Жизнь лежит вне тебя, от нее надо отломить кусочек, а потом, поставив спектакль, выбросить его за ненадобностью.
Мои актеры держали его в руках, и они могли им манипулировать. Повторять текст с начала до конца, повторять путь Хармса, пока не покажется, что они сами его написали. Он ведь тоже ничего не придумывал, только следовал, а мы следовали за ним.
Сладчайшее время поиска без поиска. Одни находки и Любин захлебывающийся смех:
— Ой, помру! Ой, не могу!
Я и сейчас его слышу. Он мне доступен.
Меня начинали узнавать, когда понимали, что я тот, кто поставил Хармса.
— Так это вы «Школа клоунов»? Как хорошо, что вы приехали. Заходите! Заходите!
Я старался… Я старался, чтоб им было хорошо, как тогда во время «Хармса». Иногда получалось.
Но как им объяснить, что нельзя без Любы.
А она умерла.
Книга, написанная второпях[5]
Часть первая
Происхождение жанра
Есть что-то парализующе родное в сходстве судеб.
Ты спрашиваешь о происхождении жанра, мой друг Зерчанинов? И ждешь ответа. Два листа дал ты мне на происхождение жанра. Два листа на жанр, на театр, на жизнь.
Я хочу написать про попытку немногих мыслить и жить искусством.
И дом забыл, и улицу. Город помню — Москва. Душно, плоско, бело. Июль. К кому-то пришел, куда-то ввели, скептическим взглядом окинула в прихожей хозяйка квартиры — достоин ли? Недостоин. Посвящен? Нет, не посвящен.
Стекались медленно и как-то неохотно, тогда любое сборище становилось заговором. Этого и хотели, и страшились. Каждый мог оказаться если не явным, то потенциальным соглядатаем.
Будет сделано сообщение… Что за сообщение? Научное. Тема? Хармс.

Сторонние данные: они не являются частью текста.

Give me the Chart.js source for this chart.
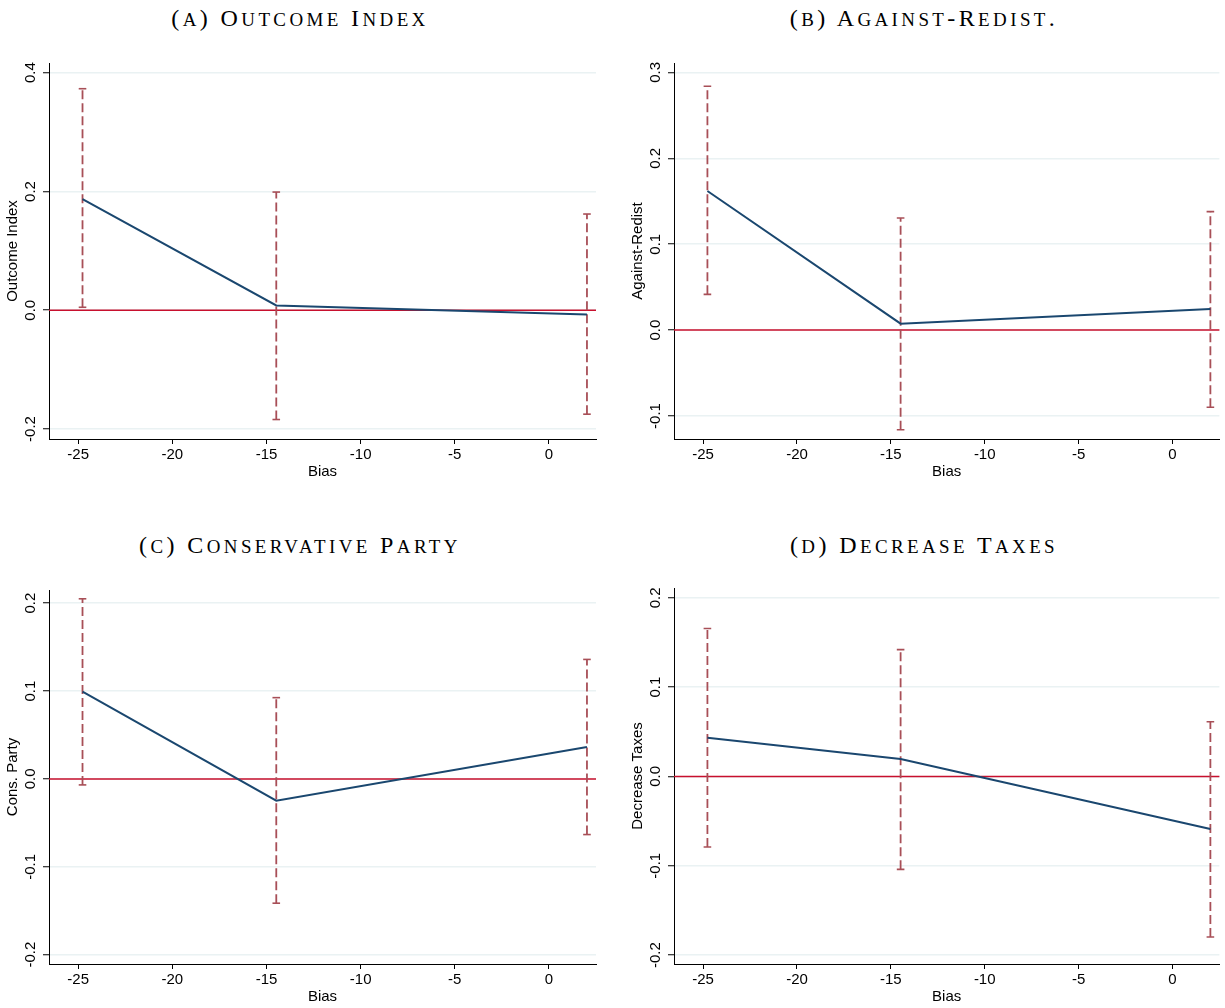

Ах, темы, темы, ах, стены непричастные квартир. Ждали итальянца. Какой заговор без иностранного эмиссара, все должны знать, что российская духовность не умерла, есть еще люди, у которых хватает смелости — подумать только! — читать вслух Даниила Хармса!
Всё было так томно, что хотелось сбежать, над ухом жужжала то ли муха, то ли любопытство. Итальянец пришел. Им оказался профессор из Вероны Марио Марцадури. Он сел за маленький столик в центре комнаты рядом с докладчиком, фактически оккупировав и центр, и внимание. Сел, по-римски возложив голову на руку, как на подставку.
Я помню голову профессора Марцадури. Ужасно легкомысленная голова на подставке руки между докладчиком и нами, профессор был похож на коммивояжера, он был в порядке. Думал ли я, что последним в его жизни письмом будет письмо ко мне? В нем он выразит сожаление, что не может приехать на фестиваль «Обэриу» в «Эрмитаже», пришлет мне книгу о человеке, так плотно занявшем наше с ним воображение, — Игоре Терентьеве.
Кто всё-таки меня привел? Или это была дань уважения к собирателю хармсовских текстов, докладчику? Кажется, так.
Делом занимались важным. Делом важным с видом многозначительным. Причащенные. А в углу, как всегда стараясь остаться незамеченным, сидел замечательный ученый Гаспаров. И всегда он сидит незаметно и всегда с надеждой услышать что-то новое и стоящее. И страшно смущается, когда его преподносят обществу.